Last week, two women took a case to the High Court claiming they have been discriminated against by the Government.
I don’t know whether this particular case will be successful, but the two ladies aren’t alone in their plight. Their only crime? To be born in the 1950s.
You see, these ladies are in the first tranche to be caught under the provisions of the 1995 Pensions Act which sought to equalise the State Pension Age with men. The issue isn’t so much the concept of equalisation (though no one ever suggests equalising the entitlement down to 60 for men) but rather the way it was handled by the Government.
It’s all well and fine changing the law in 1995 (the then Labour Opposition voted against the provision) but you have to inform the people affected in good time to help them make alternative arrangements.
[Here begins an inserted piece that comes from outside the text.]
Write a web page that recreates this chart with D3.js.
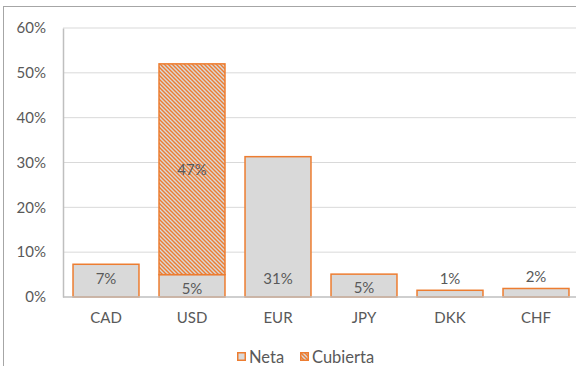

And it’s common practice. Whenever there’s been radical changes to pension schemes – in both the public and private sectors – anyone within 10 years of their retirement age usually is able to remain in their previous scheme, on the basis there’s not the time to make up for the changes. So why not for these women too?
1995 was almost a quarter a century ago, I hear you say. A fair point. Plenty of time to make other arrangements. Except no one notified the women about the changes. Even the DWP website still said the state pension age for women was 60 until very recently. And that’s the first real unfairness to the 1950s women.
But matters were made worse for this group in 2011 when the Coalition Government brought in more changes, speeding-up the age increase, and extending it from 65 to 66. A double whammy for these women!
Hundreds of 1950s women across Stockport are affected and I fully support justice to be done for them, and a fairer and properly transparent process put in for changes made to future generations so that, never again, will people be robbed of their entitlement by a slight of hand.